Science

Tesla: How Sentry Mode Uses Autonomy Sensors to Protect Against Intruders

by Mike Brown

Tesla is using sensors aimed at autonomous driving tomorrow to protect against intruders today. The company started rolling out Sentry Mode on Wednesday, a new software feature that uses the car’s external cameras to keep guard for potential threats to the vehicle. It’s aimed at reducing attempted thefts, estimated to take place every 40.8 seconds in the United States in 2017.

The company’s new feature uses the suite of eight cameras around recent vehicles to continuously monitor its surroundings. The mode stays in “Standby” state, switching to an “Alert” state if it detects small threats like someone leaning on the car. During the “Alert” phase the car will display a message on its in-car touchscreen informing others that its cameras are now recording. A severe threat, like someone breaking the window, activates the “Alarm” phase: the owner receives a smartphone alert, the car alarm is activated, the central display’s brightness is increased, and the entertainment system plays music at maximum volume.

See more: Tesla Sentry Mode: The Car Protection System Will Be Full of Easter Eggs

The feature is coming to all Tesla Model 3 vehicles, as well as Model S and X cars built after August 2017. These vehicles use a computer setup described varyingly as Hardware 2.1 or 2.5. The original “Hardware 2” was introduced in October 2016 with support for semi-autonomous Autopilot driving, and CEO Elon Musk claims it covered the necessary cameras and sensors to eventually support point-to-point fully autonomous driving. The 2017 refresh reportedly features a secondary graphics chip for more power. The computer inside these vehicles is replaceable, and Tesla plans to switch out the Nvidia Drive PX 2 from Hardware 2-based vehicles for a more powerful chip designed in-house to support full autonomy, a solution described as “Hardware 3.”

While Tesla’s full autonomy solution has yet to launch, Sentry Mode provides a new means of using the car’s sensors ahead of its launch.
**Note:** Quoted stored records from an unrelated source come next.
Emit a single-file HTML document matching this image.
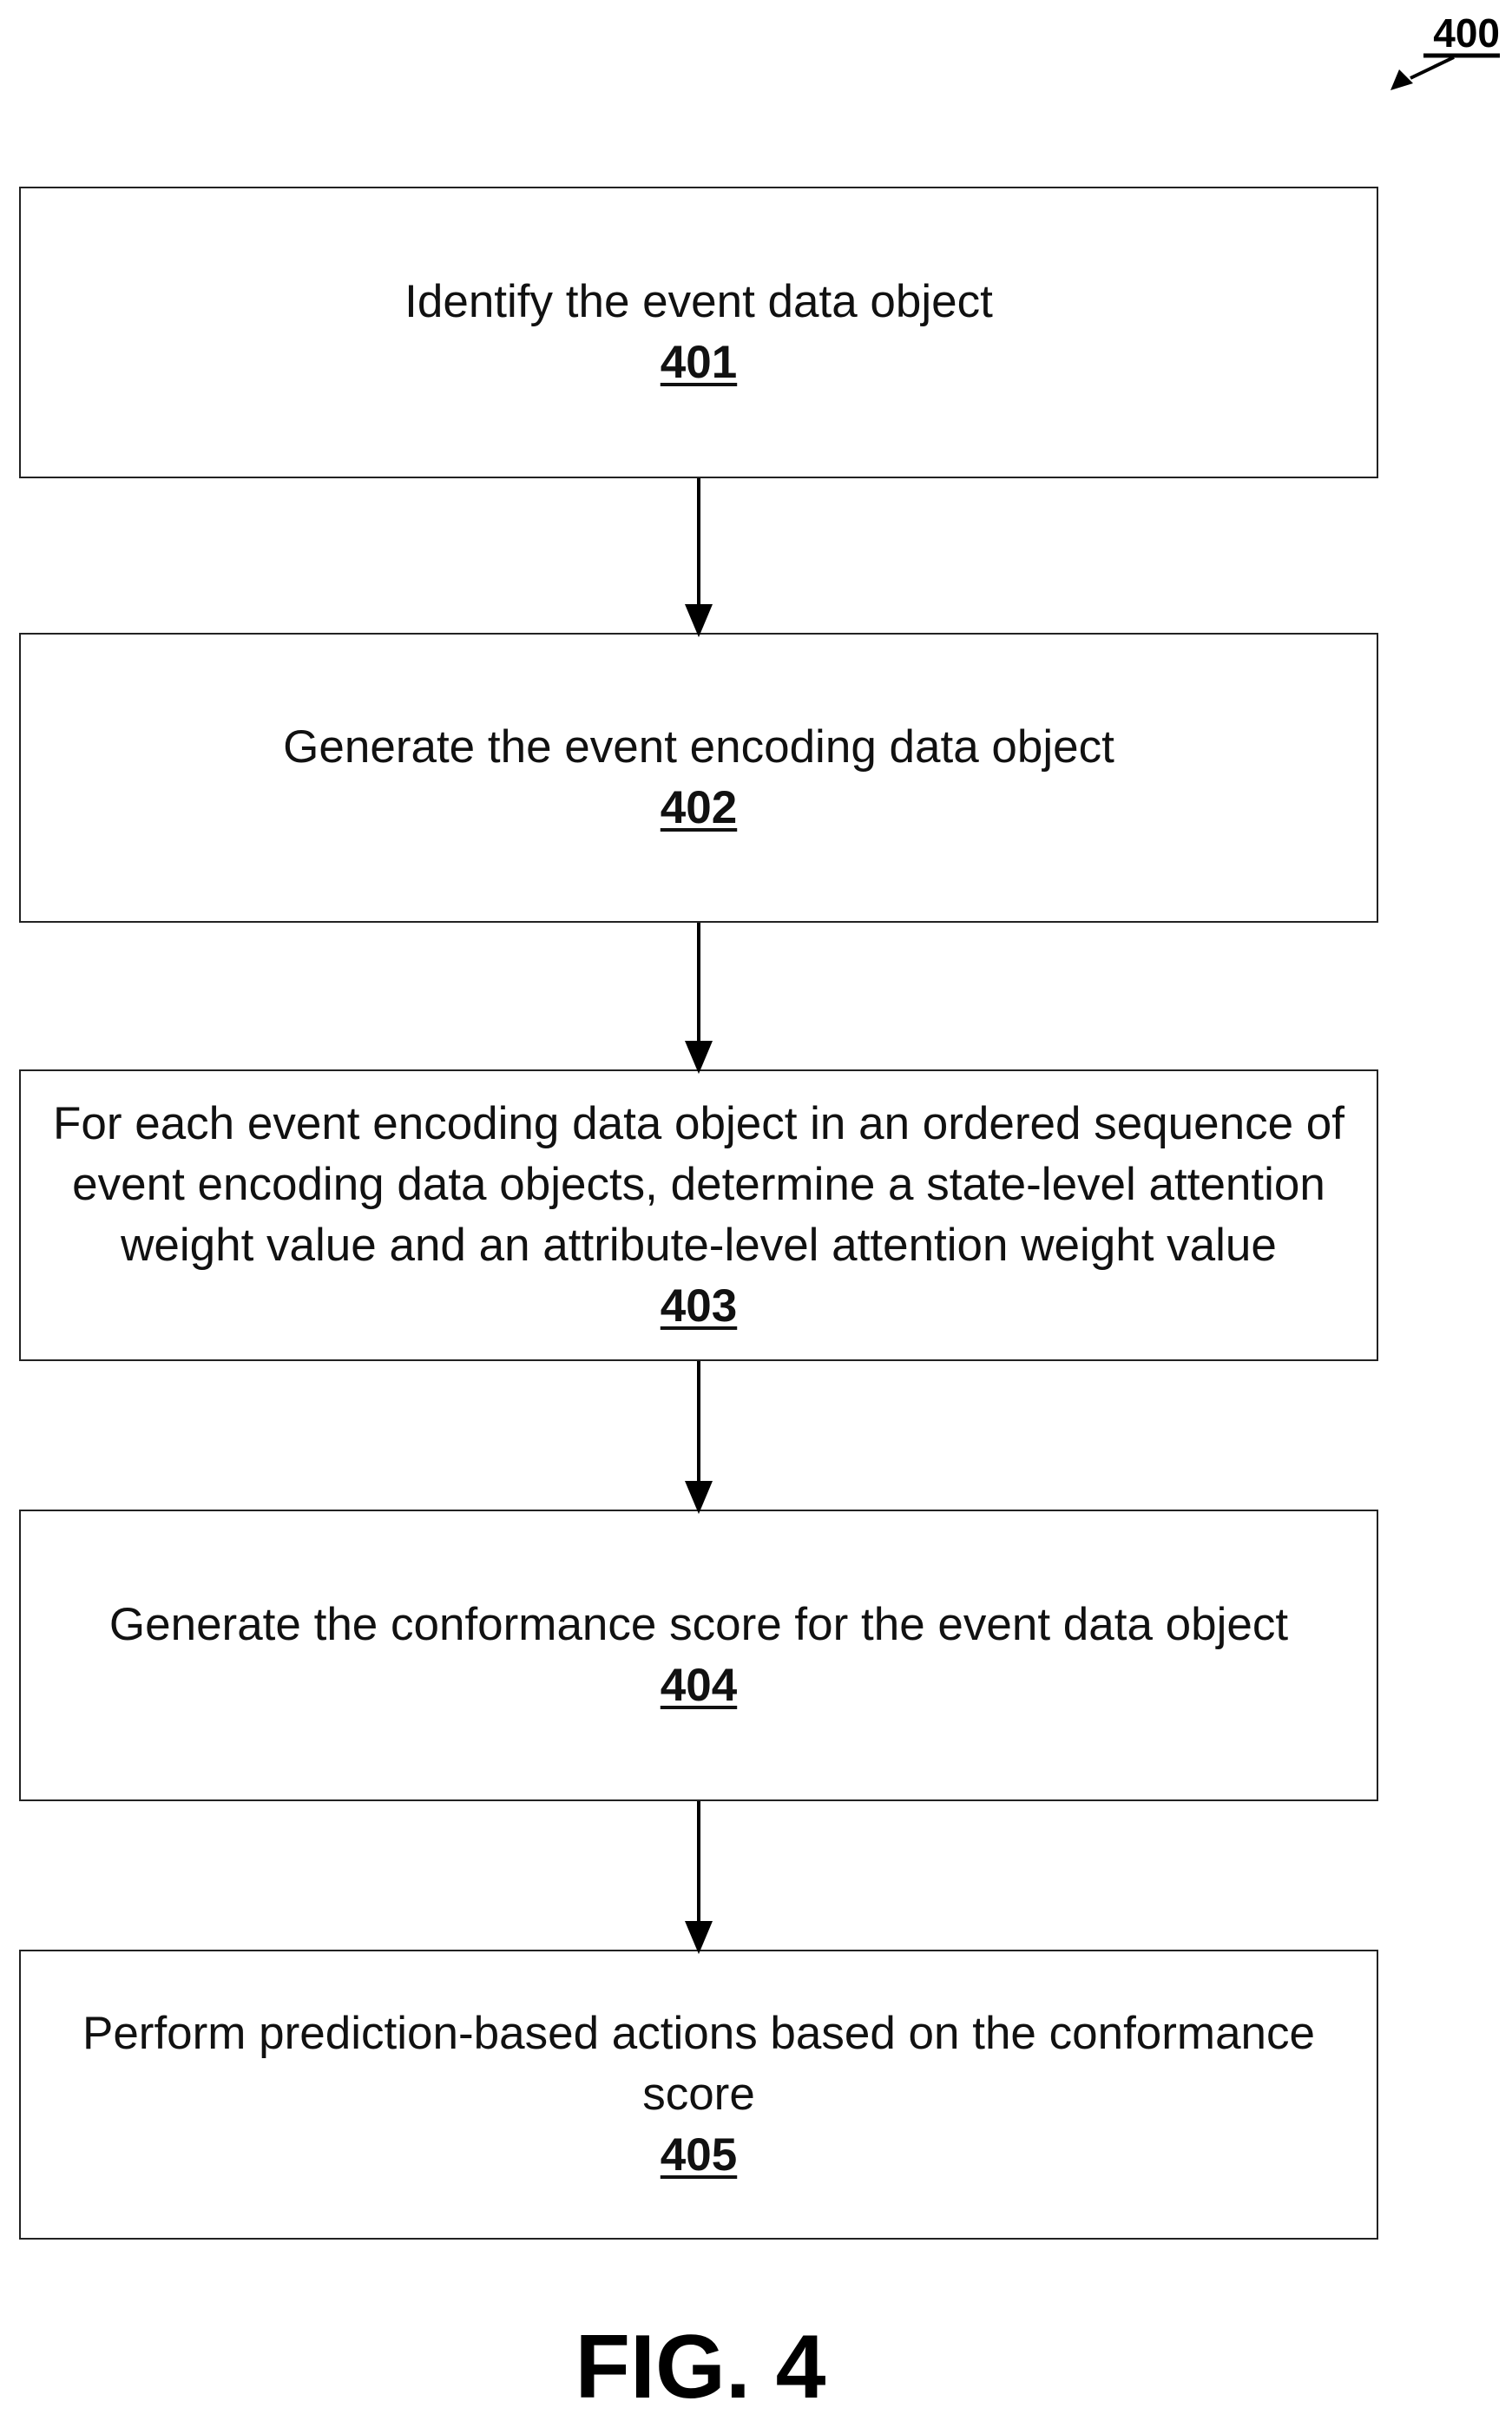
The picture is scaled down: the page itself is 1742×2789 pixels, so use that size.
<!DOCTYPE html>
<html><head><meta charset="utf-8"><style>
html,body{margin:0;padding:0;background:#fff;}
body{width:1742px;height:2789px;position:relative;overflow:hidden;font-family:"Liberation Sans",sans-serif;}
.box{position:absolute;left:22px;width:1566px;border:2px solid #222;display:flex;align-items:center;justify-content:center;text-align:center;line-height:70px;color:#111;box-sizing:border-box;}
.box div{font-size:53px;}
.box b{text-decoration:underline;text-decoration-thickness:4px;text-underline-offset:6px;}
.fig{position:absolute;left:0;width:1614px;text-align:center;top:2668px;font-weight:bold;font-size:104px;}
</style></head><body>
<div class="box" style="top:215px;height:336px;"><div>Identify the event data object<br><b>401</b></div></div>
<div class="box" style="top:729px;height:334px;"><div>Generate the event encoding data object<br><b>402</b></div></div>
<div class="box" style="top:1232px;height:336px;"><div>For each event encoding data object in an ordered sequence of<br>event encoding data objects, determine a state-level attention<br>weight value and an attribute-level attention weight value<br><b>403</b></div></div>
<div class="box" style="top:1739px;height:336px;"><div>Generate the conformance score for the event data object<br><b>404</b></div></div>
<div class="box" style="top:2246px;height:334px;"><div>Perform prediction-based actions based on the conformance<br>score<br><b>405</b></div></div>
<svg width="1742" height="2789" style="position:absolute;left:0;top:0" xmlns="http://www.w3.org/2000/svg">
<g stroke="#000" stroke-width="4">
<line x1="805" y1="551" x2="805" y2="700"/><path d="M792,698 L805,729 L818,698 z" fill="#000"/>
<line x1="805" y1="1063" x2="805" y2="1203"/><path d="M792,1201 L805,1232 L818,1201 z" fill="#000"/>
<line x1="805" y1="1568" x2="805" y2="1710"/><path d="M792,1708 L805,1739 L818,1708 z" fill="#000"/>
<line x1="805" y1="2075" x2="805" y2="2217"/><path d="M792,2215 L805,2246 L818,2215 z" fill="#000"/>
<line x1="1675" y1="66" x2="1625" y2="90"/>
</g>
<path d="M1602,104 L1612,80 L1628,96 z" fill="#000"/>
<text x="1728" y="54" text-anchor="end" font-family="Liberation Sans, sans-serif" font-weight="bold" font-size="46" fill="#000">400</text>
<line x1="1640" y1="64" x2="1728" y2="64" stroke="#000" stroke-width="5"/>
</svg>
<div class="fig">FIG. 4</div>
</body></html>
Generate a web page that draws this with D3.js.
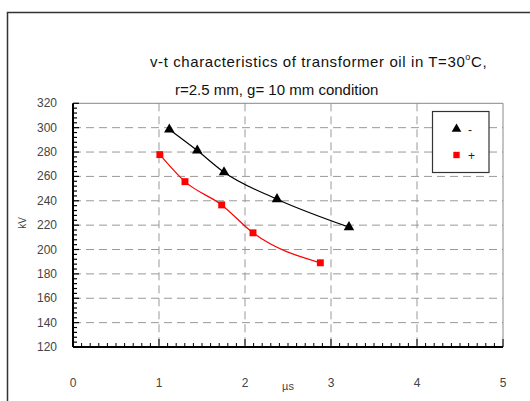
<!DOCTYPE html>
<html>
<head>
<meta charset="utf-8">
<script src="https://cdn.jsdelivr.net/npm/d3@7.9.0/dist/d3.min.js"></script>
<style>
  body { margin: 0; background: #fff; }
  svg { display: block; font-family: "Liberation Sans", Arial, sans-serif; }
</style>
</head>
<body>
<div id="chart"></div>
<script>
// data
const negTime = [1.12, 1.445, 1.756, 2.372, 3.209];
const negKV = [298.5, 281.2, 263.4, 241.3, 218.4];
const posTime = [1.01, 1.302, 1.729, 2.093, 2.876];
const posKV = [277.9, 255.7, 236.6, 213.7, 189.1];
const xTicks = [0, 1, 2, 3, 4, 5];
const yTicks = [120, 140, 160, 180, 200, 220, 240, 260, 280, 300, 320];
const seriesNames = ['-', '+'];

const width = 530, height = 401;
const margin = { top: 103.3, right: 27, bottom: 54, left: 73 };

const svg = d3.select('#chart').append('svg')
  .attr('width', width).attr('height', height);

// outer chart frame
svg.append('path')
  .attr('d', `M7.5,${height + 5}V12.5H${width + 5}`)
  .attr('fill', 'none').attr('stroke', '#333').attr('stroke-width', 1.5);

const xScale = d3.scaleLinear().domain([0, 5]).range([margin.left, width - margin.right]);
const yScale = d3.scaleLinear().domain([120, 320]).range([height - margin.bottom, margin.top]);

// title
const title = svg.append('g').attr('font-size', 15).attr('fill', '#111');
const t1 = title.append('text').attr('x', 150).attr('y', 67).attr('letter-spacing', 0.6);
t1.append('tspan').text('v-t characteristics of transformer oil in T=30');
t1.append('tspan').attr('font-size', 9).attr('dy', -7).text('o');
t1.append('tspan').attr('dy', 7).text('C,');
title.append('text').attr('x', 175).attr('y', 95).text('r=2.5 mm, g= 10 mm condition');

// gridlines
const grid = svg.append('g').attr('stroke', '#999').attr('stroke-dasharray', '8,5').attr('stroke-width', 1);
grid.selectAll('line.h').data(yTicks.filter(d => d > 120 && d < 320)).join('line')
  .attr('class', 'h')
  .attr('x1', xScale(0)).attr('x2', xScale(5))
  .attr('y1', d => yScale(d)).attr('y2', d => yScale(d));
grid.selectAll('line.v').data(xTicks.filter(d => d > 0 && d < 5)).join('line')
  .attr('class', 'v')
  .attr('y1', yScale(320)).attr('y2', yScale(120))
  .attr('x1', d => xScale(d)).attr('x2', d => xScale(d));

// plot frame (top and right)
svg.append('path')
  .attr('d', `M${xScale(0)},${yScale(320)}H${xScale(5)}V${yScale(120)}`)
  .attr('fill', 'none').attr('stroke', '#888').attr('stroke-width', 1);

// y axis with minor ticks
const yAxis = svg.append('g').attr('stroke', '#000');
yAxis.append('line')
  .attr('x1', xScale(0)).attr('x2', xScale(0))
  .attr('y1', yScale(320)).attr('y2', yScale(120)).attr('stroke-width', 2);
yAxis.selectAll('line.minor').data(d3.range(120, 321, 4)).join('line')
  .attr('class', 'minor')
  .attr('x1', xScale(0)).attr('x2', d => xScale(0) + (d % 20 === 0 ? 6 : 4))
  .attr('y1', d => yScale(d)).attr('y2', d => yScale(d)).attr('stroke-width', 1.2);

// x axis with minor ticks
const xAxis = svg.append('g').attr('stroke', '#000');
xAxis.append('line')
  .attr('x1', xScale(0)).attr('x2', xScale(5))
  .attr('y1', yScale(120)).attr('y2', yScale(120)).attr('stroke-width', 2);
xAxis.selectAll('line.minor').data(d3.range(0, 51).map(d => d / 10)).join('line')
  .attr('class', 'minor')
  .attr('x1', d => xScale(d)).attr('x2', d => xScale(d))
  .attr('y1', yScale(120)).attr('y2', (d, i) => yScale(120) - (i % 10 === 0 ? 8 : 4))
  .attr('stroke-width', 1);

// tick labels
svg.append('g').attr('font-size', 12).attr('fill', '#444').attr('text-anchor', 'end')
  .selectAll('text').data(yTicks).join('text')
  .attr('x', 57).attr('y', d => yScale(d) + 4).text(d => d);
svg.append('g').attr('font-size', 12).attr('fill', '#444').attr('text-anchor', 'middle')
  .selectAll('text').data(xTicks).join('text')
  .attr('x', d => xScale(d)).attr('y', 387).text(d => d);

// axis titles
svg.append('text').attr('font-size', 10).attr('fill', '#444').attr('text-anchor', 'middle')
  .attr('transform', 'translate(26,223) rotate(-90)').text('kV');
svg.append('text').attr('font-size', 11).attr('fill', '#444').attr('text-anchor', 'middle')
  .attr('x', 288).attr('y', 390).text('\u00b5s');

// series
const series = [
  { name: seriesNames[0], color: '#000', t: negTime, v: negKV, shape: d3.symbolTriangle },
  { name: seriesNames[1], color: '#ff0000', t: posTime, v: posKV, shape: d3.symbolSquare }
];
const line = d3.line().curve(d3.curveMonotoneX).x(d => xScale(d[0])).y(d => yScale(d[1]));

series.forEach(s => {
  const pts = d3.zip(s.t, s.v);
  svg.append('path').datum(pts).attr('d', line)
    .attr('fill', 'none').attr('stroke', s.color).attr('stroke-width', 1.2);
  svg.append('g').selectAll('path').data(pts).join('path')
    .attr('transform', d => `translate(${xScale(d[0])},${yScale(d[1])})`)
    .attr('d', d3.symbol(s.shape, 48))
    .attr('fill', s.color);
});

// legend
const legend = svg.append('g');
legend.append('rect').attr('x', 432.5).attr('y', 111.5).attr('width', 56.5).attr('height', 61)
  .attr('fill', '#fff').attr('stroke', '#333').attr('stroke-width', 1.2);
series.forEach((s, i) => {
  const y = 129 + i * 26;
  legend.append('path').attr('transform', `translate(456.5,${y})`)
    .attr('d', d3.symbol(s.shape, 40)).attr('fill', s.color);
  legend.append('text').attr('x', 468).attr('y', y + 5).attr('font-size', 12).attr('fill', '#222')
    .text(s.name);
});
</script>
</body>
</html>
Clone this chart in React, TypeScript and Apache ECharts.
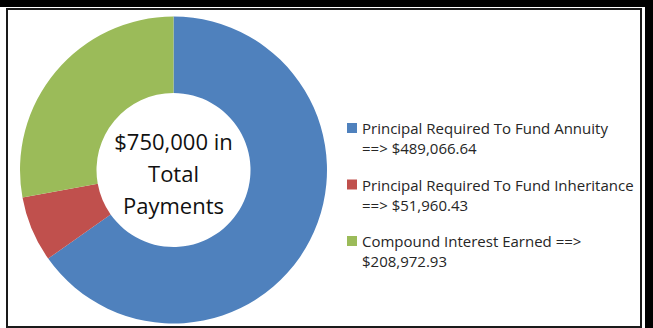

Users will be able to use a formatted USB drive to capture the footage from a break-in, which will cover the time 10 minutes prior to when the threat was detected. Sentry Mode is not automatic, and users will need to activate the feature by visiting “Controls > Safety & Security > Sentry Mode” on the touchscreen.

The company has started rolling out the software feature to current vehicle owners, starting with Model 3 users in the United States before moving on to others.

It’s not the only new feature launching this week — Tesla also unveiled a Dog Mode for four-legged passengers.